Le mur du fond est tendu de fils sur lesquels sont suspendues, par pinces à linge, nombre de photos de famille de diverses époques. Un évident appel à la réminiscence. Seule en scène, Kelly s’interroge sur les acteurs de cette saga familiale, dont le « héros » initiateur est manifestement le grand disparu, Peter O’Farrell, son grand-père. Des bribes de récit en sont connues, mais l’oubli, fortuit ou volontaire, de pans entiers de mémoire interdit à l’ensemble de la famille de trouver la paix de la lucidité et de l’acceptation. Dès que le nom de ce grand-père volatilisé est évoqué, les visages se ferment, les bouches se taisent opiniâtrement, l’agressivité jaillit. La petite-fille, Kelly, risquerait de galvauder définitivement sa propre existence, mettant en péril son couple et la survie du lien à son propre enfant. Elle entreprend de soulever la chape des non-dits qui asphyxient une famille frappée par la pauvreté, les fratries prolifiques, l’opprobre des amours et des noces interdites.

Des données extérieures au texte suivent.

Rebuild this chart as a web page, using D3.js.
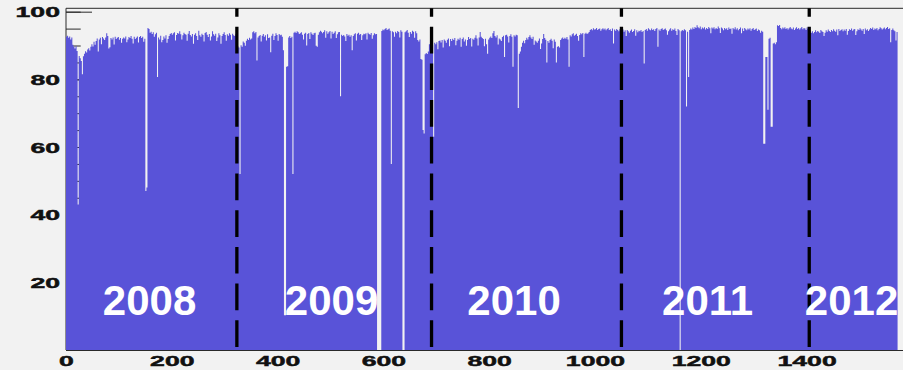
<!DOCTYPE html>
<html>
<head>
<meta charset="utf-8">
<script src="https://cdn.jsdelivr.net/npm/d3@7"></script>
<style>
  html, body { margin: 0; padding: 0; background: #f2f2f2; }
  svg { display: block; }
</style>
</head>
<body>
<svg id="chart" width="903" height="370"></svg>
<script>
// Histogram: one value per 2-unit bin, grouped by year.
const binWidth = 2;

const occ2008 = [
  92.6, 92.9, 92.3, 92.7, 91.8, 92.4, 90.2, 89.6, 89.1, 89.8, 88.4, 43, 86.9, 86.2, 85.4, 81.5, 86.8, 87.6, 88.3, 87.9,
  88.8, 89.2, 88.5, 89.6, 90.4, 89.7, 91.1, 90.2, 91.3, 92.1, 88.2, 91.8, 92.3, 90.4, 92.5, 92.1, 91.6, 92.4, 93.6, 92.8,
  89.1, 89.5, 92.2, 91.8, 92.4, 90.3, 92.6, 91.9, 92.3, 92.5, 91.7, 92.2, 90.8, 92.0, 92.4, 92.1, 92.7, 91.0, 91.8, 92.5,
  92.2, 92.8, 92.0, 90.6, 92.6, 91.9, 92.3, 92.7, 90.9, 92.5, 92.8, 92.2, 92.6, 91.1, 92.0, 47, 48, 95.2, 94.9, 93.8,
  94.1, 93.4, 93.9, 92.6, 93.3, 93.8, 80.7, 92.4, 91.8, 92.9, 91.0, 91.6, 92.7, 92.1, 93.0, 90.8, 91.9, 92.8, 93.4, 93.7,
  93.2, 93.6, 93.9, 91.5, 93.1, 93.7, 93.5, 94.2, 93.3, 91.8, 93.0, 93.8, 93.4, 93.2, 91.4, 93.5, 94.3, 93.1, 92.7, 93.4,
  90.5, 93.2, 93.6, 92.8, 91.6, 94.4, 93.0, 92.6, 93.5, 93.1, 91.2, 93.7, 94.0, 93.2, 92.5, 93.4, 91.5, 92.7, 94.2, 93.3,
  92.9, 93.5, 91.3, 92.4, 93.6, 93.0, 90.5, 92.8, 93.4, 93.9, 93.1, 91.4, 93.3, 92.9, 93.6, 93.2, 91.7, 93.5, 93.0, 92.8,
  93.3, 93.0
];

const occ2009 = [
  89.8, 89.4, 52, 90.1, 89.6, 91.2, 90.8, 89.9, 91.4, 92.0, 91.6, 92.3, 91.8, 92.1, 93.9, 94.2, 93.6, 94.0, 85.6, 92.4,
  92.8, 93.1, 91.2, 92.9, 93.4, 92.6, 93.0, 91.5, 93.3, 92.2, 92.4, 88.0, 92.9, 93.5, 91.6, 92.8, 93.6, 93.1, 91.4, 93.4,
  93.0, 93.2, 92.6, 88.6, 10.3, 10.3, 83.7, 83.9, 92.4, 92.8, 92.2, 92.6, 52, 93.8, 94.1, 93.7, 94.2, 93.9, 93.4, 93.6,
  93.9, 93.2, 91.8, 93.5, 93.8, 90.0, 93.4, 93.7, 91.9, 93.9, 93.5, 93.1, 93.6, 93.8, 89.9, 89.6, 93.2, 93.9, 94.4, 94.1,
  93.6, 94.0, 94.5, 92.3, 94.2, 93.5, 93.9, 94.3, 92.1, 94.1, 93.4, 93.8, 94.2, 92.2, 93.3, 93.9, 94.0, 75.0, 93.2, 92.8,
  93.1, 92.7, 91.3, 93.4, 92.9, 93.2, 92.6, 93.0, 88.6, 92.8, 93.3, 93.6, 91.5, 93.5, 93.8, 93.2, 93.4, 91.6, 93.0, 93.5,
  93.3, 93.6, 91.8, 93.8, 93.4, 93.2, 93.7, 92.0, 93.0, 93.6, 93.3, 93.4, 0, 0, 0, 0, 94.3, 94.7, 94.5, 94.9,
  95.2, 94.6, 94.8, 95.0, 94.4, 55.0, 94.2, 93.9, 92.6, 94.1, 93.6, 94.3, 94.0, 92.4, 94.5, 94.1, 0, 0, 93.9, 94.2,
  94.6, 93.8, 92.5, 94.0, 93.5, 94.4, 94.1, 92.3, 94.2, 93.6, 91.6, 91.2, 91.8, 86.0, 85.8, 65.0, 64.0, 87.4, 87.8, 87.5,
  88.2, 90.4, 90.6, 90.2
];

const occ2010 = [
  90.1, 63.0, 90.8, 90.4, 91.0, 88.9, 91.3, 91.5, 90.9, 91.6, 89.4, 91.8, 91.4, 90.8, 91.7, 92.1, 89.8, 91.9, 91.3, 92.0,
  91.6, 92.2, 90.1, 91.4, 92.0, 91.7, 92.3, 89.6, 91.9, 92.4, 91.2, 91.8, 89.9, 91.6, 92.5, 91.9, 92.2, 89.7, 92.0, 91.7,
  92.3, 93.0, 92.1, 90.0, 92.4, 94.0, 92.6, 92.2, 91.9, 89.8, 92.0, 90.4, 87.6, 91.8, 92.3, 92.7, 92.2, 93.6, 94.3, 92.8,
  92.4, 93.0, 90.3, 92.1, 91.8, 91.3, 92.5, 92.9, 86.6, 93.0, 93.2, 92.7, 90.9, 92.8, 93.3, 92.6, 83.7, 93.0, 92.7, 93.2,
  93.0, 71.5, 87.6, 88.2, 89.6, 90.8, 91.4, 90.7, 91.6, 92.3, 91.8, 92.5, 93.0, 92.4, 91.9, 92.6, 90.2, 91.5, 91.2, 90.8,
  91.4, 92.1, 89.0, 90.6, 91.9, 93.4, 92.2, 91.7, 85.0, 91.3, 90.8, 91.6, 92.0, 91.4, 89.2, 91.8, 91.1, 85.0, 89.6, 89.8,
  89.4, 91.6, 92.1, 92.4, 91.9, 92.3, 92.0, 92.5, 91.8, 83.7, 93.0, 92.7, 93.3, 93.6, 92.9, 93.2, 93.5, 92.8, 91.4, 93.1,
  93.6, 93.3, 93.7, 86.6, 93.5, 93.8, 93.4, 93.6, 94.0, 94.6, 94.9, 94.5, 95.1, 94.7, 94.8, 95.2, 94.6, 94.9, 95.0, 94.4,
  94.8, 95.1, 94.7, 95.0, 94.5, 94.9, 95.2, 94.6, 94.8, 94.3, 95.0, 90.6, 94.7, 94.4, 94.9, 94.6, 94.2, 94.8, 94.5
];

const occ2011 = [
  94.3, 94.7, 94.1, 94.5, 92.8, 94.6, 94.2, 93.8, 94.4, 94.7, 94.0, 94.3, 94.8, 92.9, 94.5, 93.9, 94.4, 94.2, 94.6, 94.0,
  94.3, 84.7, 94.6, 94.9, 94.4, 95.1, 94.7, 94.5, 95.0, 94.6, 94.8, 94.3, 94.9, 95.2, 89.6, 94.7, 94.4, 94.9, 95.1, 94.6,
  94.8, 95.0, 94.5, 93.2, 94.2, 94.7, 95.1, 94.4, 94.8, 94.6, 95.0, 94.3, 93.1, 94.9, 94.5, 0, 94.2, 94.6, 94.4, 94.8,
  94.5, 72.0, 94.1, 80.7, 94.6, 95.0, 94.7, 95.3, 94.9, 95.5, 95.2, 96.0, 95.4, 95.1, 95.6, 94.8, 95.3, 95.0, 95.4, 94.7,
  95.2, 94.9, 95.5, 95.1, 93.6, 95.3, 95.0, 95.4, 94.8, 95.2, 94.9, 95.6, 95.1, 93.7, 95.3, 95.0, 94.5, 95.2, 94.8, 95.1,
  94.6, 95.3, 94.9, 95.0, 93.5, 95.2, 94.8, 95.4, 94.7, 95.1, 94.5, 94.9, 95.3, 93.6, 95.0, 94.3, 95.2, 94.8, 94.5, 95.0,
  94.7, 95.1, 94.4, 94.9, 95.2, 94.6, 94.8, 95.0, 94.3, 94.7, 94.5, 93.8, 94.4, 94.1, 61.0, 61.0, 86.6, 86.6, 71.0, 92.0,
  92.3, 66.0, 66.0, 90.6, 90.8, 90.4, 91.0, 96.0, 95.8, 96.1, 95.2, 94.8, 95.3, 95.0, 95.4, 94.9, 95.2, 94.7, 95.1, 95.5,
  95.0, 94.8, 95.3, 94.6, 95.0, 95.4, 94.9, 95.2, 94.7, 95.1, 95.5, 94.8, 95.2, 95.0, 94.6, 95.3, 94.9, 95.1
];

const occ2012 = [
  94.4, 93.8, 94.2, 93.6, 94.0, 94.5, 93.9, 94.3, 94.1, 93.7, 94.6, 94.2, 94.0, 92.8, 93.8, 94.5, 94.1, 94.7, 94.3, 94.0,
  94.6, 94.2, 94.8, 94.4, 94.1, 94.7, 93.0, 94.9, 94.3, 94.6, 94.8, 94.2, 94.7, 94.4, 94.9, 93.2, 94.3, 94.8, 94.6, 95.0,
  94.4, 94.7, 94.9, 93.1, 94.2, 94.8, 94.6, 95.1, 94.7, 94.4, 94.9, 93.4, 95.0, 94.5, 94.8, 94.3, 94.7, 95.2, 94.9, 95.3,
  94.6, 95.0, 94.8, 95.2, 94.5, 94.9, 95.4, 95.1, 94.7, 95.0, 95.3, 94.8, 95.2, 95.5, 94.9, 95.1, 91.0, 94.6, 95.0, 94.5,
  94.2, 91.5, 94.0
];

const yearLabels = ["2008", "2009", "2010", "2011", "2012"];
const yearLabelCenters = [158, 502, 847, 1213, 1485];
const yearBoundaries = [323, 691, 1050, 1405];
const xTickValues = [0, 200, 400, 600, 800, 1000, 1200, 1400];
const yTickValues = [20, 40, 60, 80, 100];
const yMinorTickValues = d3.range(5, 101, 5);
const xMinorTickValues = d3.range(0, 1591, 50);

const values = [].concat(occ2008, occ2009, occ2010, occ2011, occ2012);

const svg = d3.select("#chart");
const x = d3.scaleLinear().domain([0, 1590]).range([66, 907.1]);
const y = d3.scaleLinear().domain([0, 101]).range([350, 8.3]);

const axisColor = "#2a2a2a";
const labelStretch = "scale(1.85,1)";
const labelFont = "bold 14.4px 'Liberation Sans', Arial, sans-serif";

// Minor and major tick marks sit underneath the histogram fill
svg.append("g")
  .attr("transform", `translate(${x(0)},0)`)
  .call(d3.axisLeft(y).tickValues(yMinorTickValues).tickSizeInner(-14.7).tickSizeOuter(0).tickFormat(""))
  .call(g => g.select(".domain").remove())
  .call(g => g.selectAll("line").attr("stroke", axisColor));

svg.append("g")
  .attr("transform", `translate(0,${y(0)})`)
  .call(d3.axisBottom(x).tickValues(xMinorTickValues).tickSizeInner(-6).tickSizeOuter(0).tickFormat(""))
  .call(g => g.select(".domain").remove())
  .call(g => g.selectAll("line").attr("stroke", axisColor));

const yAxis = svg.append("g")
  .attr("transform", `translate(${x(0)},0)`)
  .call(d3.axisLeft(y).tickValues(yTickValues).tickSizeInner(-26).tickSizeOuter(0).tickFormat(d3.format("d")))
  .call(g => g.select(".domain").remove());
yAxis.selectAll("line").attr("stroke", axisColor);
yAxis.selectAll("text")
  .attr("x", 0)
  .attr("dy", "0.36em")
  .attr("text-anchor", "end")
  .attr("transform", `translate(-6,0) ${labelStretch}`)
  .attr("fill", "#111")
  .attr("stroke", "#111")
  .attr("stroke-width", 0.45)
  .style("font", labelFont);

const xAxis = svg.append("g")
  .attr("transform", `translate(0,${y(0)})`)
  .call(d3.axisBottom(x).tickValues(xTickValues).tickSizeInner(-11).tickSizeOuter(0).tickFormat(d3.format("d")))
  .call(g => g.select(".domain").remove());
xAxis.selectAll("line").attr("stroke", axisColor);
xAxis.selectAll("text")
  .attr("y", 16)
  .attr("dy", 0)
  .attr("transform", labelStretch)
  .attr("fill", "#111")
  .attr("stroke", "#111")
  .attr("stroke-width", 0.45)
  .style("font", labelFont);

// Left axis line and top frame
svg.append("line")
  .attr("x1", x(0)).attr("x2", x(0))
  .attr("y1", y(101)).attr("y2", y(0))
  .attr("stroke", axisColor).attr("stroke-width", 1);
svg.append("line")
  .attr("x1", x(0)).attr("x2", x(1590))
  .attr("y1", y(101)).attr("y2", y(101))
  .attr("stroke", axisColor).attr("stroke-width", 1);

// Histogram fill drawn as one stepped area
const points = values.map((v, i) => ({ x0: i * binWidth, v }));
points.push({ x0: values.length * binWidth, v: values[values.length - 1] });

const area = d3.area()
  .x(d => x(d.x0))
  .y0(y(0))
  .y1(d => y(d.v))
  .curve(d3.curveStepAfter);

svg.append("path")
  .datum(points)
  .attr("d", area)
  .attr("fill", "#5953d8");

// Bottom axis line over the fill
svg.append("line")
  .attr("x1", x(0)).attr("x2", x(1590))
  .attr("y1", y(0) + 0.5).attr("y2", y(0) + 0.5)
  .attr("stroke", axisColor).attr("stroke-width", 1);

// Year separators
svg.append("g")
  .selectAll("line")
  .data(yearBoundaries)
  .join("line")
  .attr("x1", d => x(d)).attr("x2", d => x(d))
  .attr("y1", y(101)).attr("y2", y(0))
  .attr("stroke", "#000")
  .attr("stroke-width", 3.3)
  .attr("stroke-dasharray", "26.7 10")
  .attr("stroke-dashoffset", 18.3);

// Year labels
svg.append("g")
  .selectAll("text")
  .data(yearLabels)
  .join("text")
  .attr("x", (d, i) => x(yearLabelCenters[i]))
  .attr("y", 315)
  .attr("text-anchor", "middle")
  .attr("fill", "#fff")
  .style("font", "bold 42px 'Liberation Sans', Arial, sans-serif")
  .text(d => d);
</script>
</body>
</html>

Une presque banalité dans le contexte géographique, moral, historique, politique, de l’Irlande face à l’Angleterre des années 30 jusqu’à l’orée du XXIe siècle.

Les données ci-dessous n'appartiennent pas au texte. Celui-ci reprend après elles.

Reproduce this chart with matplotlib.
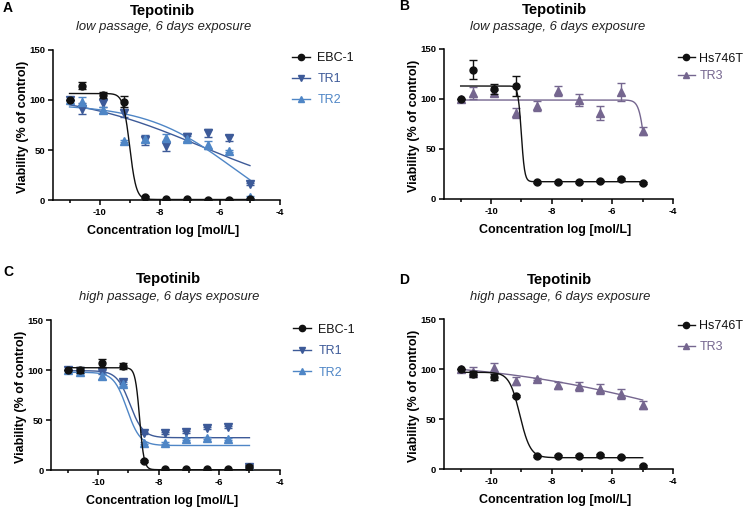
import numpy as np
import matplotlib
matplotlib.use("Agg")
import matplotlib.pyplot as plt
from matplotlib.lines import Line2D
from matplotlib.ticker import MultipleLocator

plt.rcParams['font.family'] = ['Liberation Sans', 'DejaVu Sans']
plt.rcParams['axes.unicode_minus'] = False

# log concentration [mol/L], 5-fold dilutions (first one = control)
conc = [-11.0, -10.59, -9.89, -9.19, -8.49, -7.80, -7.10, -6.40, -5.70, -5.00]

# panel A: low passage, EBC-1 / TR1 / TR2
a_ebc1 = [100, 114, 105, 98, 3, 0.7, 0.7, 0.5, 0.5, 1]
a_ebc1_err = [0, 3.5, 3, 5.5, 1, 0.5, 0.5, 0.5, 0.5, 0.5]
a_tr1 = [100, 91, 97, 87, 60, 54, 63, 67, 62, 16]
a_tr1_err = [0, 5.5, 4, 4, 5, 5, 4, 4, 3, 1]
a_tr2 = [100, 98, 90, 59, 61, 62, 61, 55, 49, 3]
a_tr2_err = [0, 5, 3, 1, 3, 4, 3, 4, 1, 1]

# panel B: low passage, Hs746T / TR3
b_hs = [100, 129, 110, 113, 16.7, 17.3, 17.3, 18.3, 19.7, 16.3]
b_hs_err = [0, 9.5, 5, 10, 1, 1, 1, 1, 1, 1]
b_tr3 = [100, 106, 106, 86, 93, 108, 99, 85.7, 106.7, 68.3]
b_tr3_err = [0, 6, 3, 5, 5, 5, 6, 7, 9, 4]

# panel C: high passage, EBC-1 / TR1 / TR2
c_ebc1 = [100, 100, 107.3, 104, 9.3, 0.7, 0.7, 0.7, 0.7, 2.7]
c_ebc1_err = [0, 3, 4, 3, 1, 0.5, 0.5, 0.5, 0.5, 2.5]
c_tr1 = [100, 99.3, 98.3, 88.3, 37.3, 37.3, 38.3, 41.7, 42.7, 3.3]
c_tr1_err = [0, 1, 2, 2, 1, 1, 1, 1, 1, 1]
c_tr2 = [100, 98, 94, 86, 27.3, 27.3, 30.7, 31.7, 31, 1.7]
c_tr2_err = [0, 1, 3, 2, 1, 1, 1, 1, 1, 1]

# panel D: high passage, Hs746T / TR3
d_hs = [100, 95, 92.6, 73.3, 13.6, 13.6, 13.3, 14, 12.6, 3.6]
d_hs_err = [0, 3, 3, 1, 1, 1, 1, 1, 1, 1]
d_tr3 = [100, 97.6, 101.6, 88.3, 90, 84.3, 83.3, 80.3, 75.3, 64.3]
d_tr3_err = [0, 5, 4.5, 4, 1, 3.5, 4.5, 5, 5, 4]

# 4PL fit parameters: top, bottom, logIC50, hill
a_fit_ebc1 = [106.5, 0.5, -9.0, 4]
a_fit_tr1 = [108, 0, -6.65, 0.2]
a_fit_tr2 = [96, -30, -5.6, 0.3]
b_fit_hs = [113, 17.3, -9.0, 8]
b_fit_tr3 = [99, 0, -4.92, 4.5]
c_fit_ebc1 = [102.3, 0.3, -8.63, 6]
c_fit_tr1 = [99.3, 32.3, -8.95, 2]
c_fit_tr2 = [97.7, 24.5, -9.05, 2]
d_fit_hs = [97, 11.6, -9.05, 2.5]
d_fit_tr3 = [110, 0, -3.2, 0.128]

black = '#111111'
tr1_col = '#3D5A98'
tr2_col = '#4F86C6'
tr3_col = '#75668F'


def fit4(x, p):
    top, bottom, ic50, hill = p
    return bottom + (top - bottom) / (1 + 10 ** ((x - ic50) * hill))


def panel(ax, series, letter, sub, lpos, tpos, spos, leg):
    xs = np.linspace(conc[0], conc[-1], 400)
    handles = []
    for name, y, err, p, col, mk, ms in series:
        z = 5 if col == black else 3
        ax.plot(xs, fit4(xs, p), color=col, lw=1.0, zorder=z)
        ax.errorbar(conc, y, yerr=err, fmt='none', ecolor=col, elinewidth=1,
                    capsize=2.8, capthick=1, zorder=z)
        ax.plot(conc, y, ls='none', marker=mk, ms=ms, color=col, mec=col, zorder=z + 1)
        handles.append(Line2D([], [], color=col, lw=1.0, marker=mk, ms=ms - 0.5))
    ax.set_xlim(-11.55, -4)
    ax.set_ylim(0, 150)
    ax.xaxis.set_minor_locator(MultipleLocator(1))
    ax.set_xticks([-10, -8, -6, -4])
    ax.set_yticks([0, 50, 100, 150])
    for s in ['top', 'right']:
        ax.spines[s].set_visible(False)
    for s in ['left', 'bottom']:
        ax.spines[s].set_linewidth(1.1)
    ax.tick_params(which='major', length=3.5, width=1.1, labelsize=6.8, pad=2)
    ax.tick_params(which='minor', length=2.2, width=1.1)
    for t in ax.get_xticklabels() + ax.get_yticklabels():
        t.set_fontweight('bold')
    ax.set_ylabel('Viability (% of control)', fontsize=9, fontweight='bold', va='center')
    ax.yaxis.set_label_coords(-0.133, 0.49)
    ax.set_xlabel('Concentration log [mol/L]', fontsize=9, fontweight='bold', va='center')
    ax.xaxis.set_label_coords(0.487, -0.205)
    lx, ly, lsp, tpad = leg
    ax.legend(handles, [s[0] for s in series], loc='upper left',
              bbox_to_anchor=(lx, ly), frameon=False, fontsize=9,
              borderpad=0, borderaxespad=0, handlelength=1.4,
              handletextpad=tpad, labelspacing=lsp,
              labelcolor=[s[4] for s in series])
    fig.text(lpos[0] / 747, 1 - lpos[1] / 509, letter, fontsize=10, fontweight='bold',
             ha='center', va='center')
    fig.text(tpos[0] / 747, 1 - tpos[1] / 509, 'Tepotinib', fontsize=10.7,
             fontweight='bold', ha='center', va='center')
    fig.text(spos[0] / 747, 1 - spos[1] / 509, sub, fontsize=9.4,
             style='italic', ha='center', va='center', color='#222222')


fig = plt.figure(figsize=(7.47, 5.09), dpi=100)
axA = fig.add_axes([53 / 747, 309 / 509, 227 / 747, 150 / 509])
axB = fig.add_axes([444 / 747, 310 / 509, 229 / 747, 150 / 509])
axC = fig.add_axes([51.3 / 747, 39 / 509, 228.4 / 747, 150 / 509])
axD = fig.add_axes([444 / 747, 39.7 / 509, 229 / 747, 150 / 509])

panel(axA, [
    ('EBC-1', a_ebc1, a_ebc1_err, a_fit_ebc1, black, 'o', 5),
    ('TR1', a_tr1, a_tr1_err, a_fit_tr1, tr1_col, 'v', 5.5),
    ('TR2', a_tr2, a_tr2_err, a_fit_tr2, tr2_col, '^', 5.5),
], 'A', 'low passage, 6 days exposure', (8, 7.5), (162, 10.7), (164, 26.7),
    (1.055, 0.985, 0.72, 0.6))

panel(axB, [
    ('Hs746T', b_hs, b_hs_err, b_fit_hs, black, 'o', 5),
    ('TR3', b_tr3, b_tr3_err, b_fit_tr3, tr3_col, '^', 5.5),
], 'B', 'low passage, 6 days exposure', (404, 6), (554, 10), (558, 26.7),
    (1.02, 0.975, 0.45, 0.35))

panel(axC, [
    ('EBC-1', c_ebc1, c_ebc1_err, c_fit_ebc1, black, 'o', 5),
    ('TR1', c_tr1, c_tr1_err, c_fit_tr1, tr1_col, 'v', 5.5),
    ('TR2', c_tr2, c_tr2_err, c_fit_tr2, tr2_col, '^', 5.5),
], 'C', 'high passage, 6 days exposure', (8, 271.5), (168, 279), (169, 297.3),
    (1.06, 0.975, 0.75, 0.6))

panel(axD, [
    ('Hs746T', d_hs, d_hs_err, d_fit_hs, black, 'o', 5),
    ('TR3', d_tr3, d_tr3_err, d_fit_tr3, tr3_col, '^', 5.5),
], 'D', 'high passage, 6 days exposure', (404, 280), (559, 280), (560, 297.3),
    (1.02, 0.995, 0.75, 0.35))

fig.savefig('out.png', dpi=100)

Prenant pour filigrane cette fresque, Kelly emmène sa mère rétive dans un parcours autobiographique et familialement initiatique, d’autant plus truculent qu’il est « trilingue ». Le français y côtoie l’anglais et le gaélique, servis par l’extraordinaire souplesse linguistique de Kelly Rivière, qui se coule dans chacun des nombreux rôles qu’elle endosse et dans les accents qui les caractérisent. Une noria de personnages hauts en couleurs, drôles, spontanés, désarmants de naïveté ou de roublardise, hargneux ou malheureux, coincés dans leurs secrets.
Ah, ces familles que l’on hait, certes, mais que l’on finit souvent par aimer dans leur truculence, grâce au recul indulgent que l’on prend quand se cicatrisent les blessures et, surtout, se délivrent les confidences voilées.
On rit beaucoup, on s’attendrit sur les malheurs ambiants, on acclame à juste titre la magnifique performance de Kelly Rivière. A.D. Théâtre de Belleville 11e.